Além disso, tinha a intenção de ser uma espécie de protesto, num mundo em que as mulheres recebiam em média 20% menos que os homens e no qual a igualdade de gênero tinha estimativa de levar 200 anos para ser atingida. “Ela escreveu esse slogan porque, de fato, acreditava nele”, disse Alison Case, uma das filhas adotivas de Ilon e que participa do documentário – e que também esteve presente no auditório de Cannes para a homenagem, com outros membros da família.
“Não dou a mínima para publicidade”, disse uma já velhinha Ilon, explicando, com seu gênio forte, que escrevia pelas pessoas. A publicidade, no entanto, foi o veículo de suas mensagens, que até hoje precisam ser atualizadas. Delphine, da L’Oréal, disse que após tanto tempo de uso, a tagline tinha ficado um pouco mecânica e investir no documentário era uma forma de resgatar seu significado mais profundo.

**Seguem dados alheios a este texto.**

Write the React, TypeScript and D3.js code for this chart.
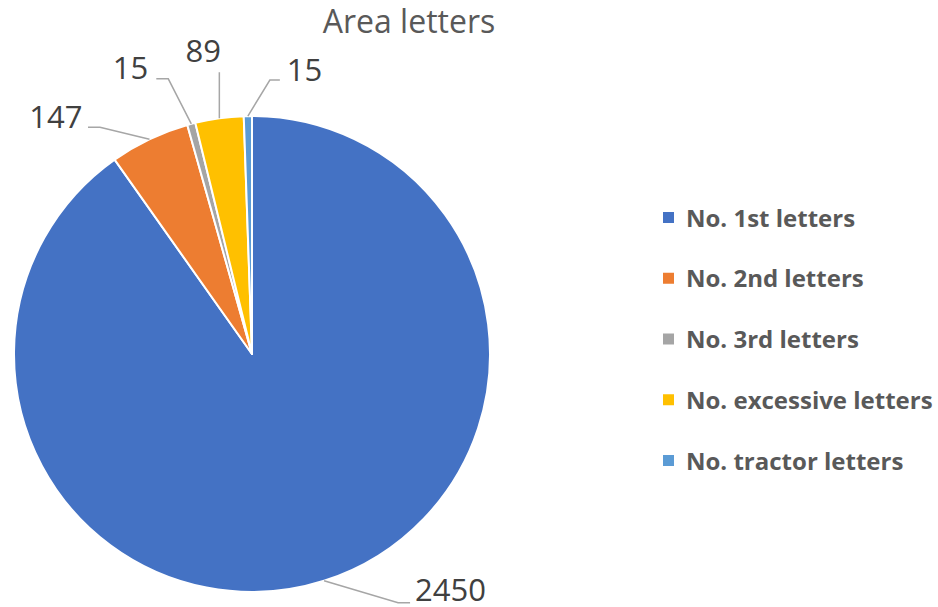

“Saímos de publicidade para uma peça de arte” e brincou que queria estar em Cannes no ano seguinte para receber um prêmio, talvez até no festival de cinema. A executiva também ressaltou que a L’Oréal Paris não é uma marca indie, mas que tem uma visão de longo prazo, que busca dar à mulher a melhor qualidade e isso também merecia estar no conteúdo.
Quando a filha de Ilon foi convidada a falar rapidamente sobre a mãe, disse que desejava que ela pudesse ter tido tempo de ver o filme. E quando questionada se achava que Ilon teria gostado sua resposta foi “Quem vai saber?”, arrancando risos sobre a personalidade da redatora. Por seu turno, questionou como aquele slogan modelou a L’Oréal ao longo dos anos, ao que Delphine contou que um executivo que visitou a empresa nos EUA e tomou conhecimento da campanha e da mensagem logo falou que ela deveria ser levada a outros mercados e países. “Somos uma marca liderada por mulheres, feita de e para mulheres”, acrescentou.
Quem primeiro pronunciou numa campanha o “I’m Worth it” foi a atriz e modelo Joanne Dusseau. Mas ela foi seguida por uma série de mulheres até hoje, sendo um destaque Andie MacDowell, embaixadora da marca nos últimos… 40 anos.
Considerada ela própria representante da beleza autêntica, Andie contou como Ilon, com sua postura, foi uma fonte de inspiração: “Ela acreditava no poder de sua verdade e foi corajosa para se posicionar frente aos homens da empresa, na época. Era forte, determinada, para enfrentá-los, defendendo que as mulheres não fossem objetificadas”.
A atriz enfatizou, ainda, o papel que o slogan teve em valorizar a mulher como um ser humano, sua dignidade. “Uma nova geração de mulheres cresceu sabendo que tem tanto mais a fazer. Essa é a beleza desse slogan”, definiu Andie.
Já o diretor do filme disse que topou fazê-lo por causa da verdade inerente e porque era uma boa história, do tipo que ele contaria mesmo se não houvesse uma marca solicitando. Mas não escondeu os desafios, desde subir equipamentos de cinema para um apartamento em Nova York, até lidar com o temperamento da homenageada, que, segundo ele, “ainda tinha muito a dizer” e foi menos premiada do que deveria ter sido pela indústria da publicidade. Daí o compromisso de continuar reverberando sua mensagem.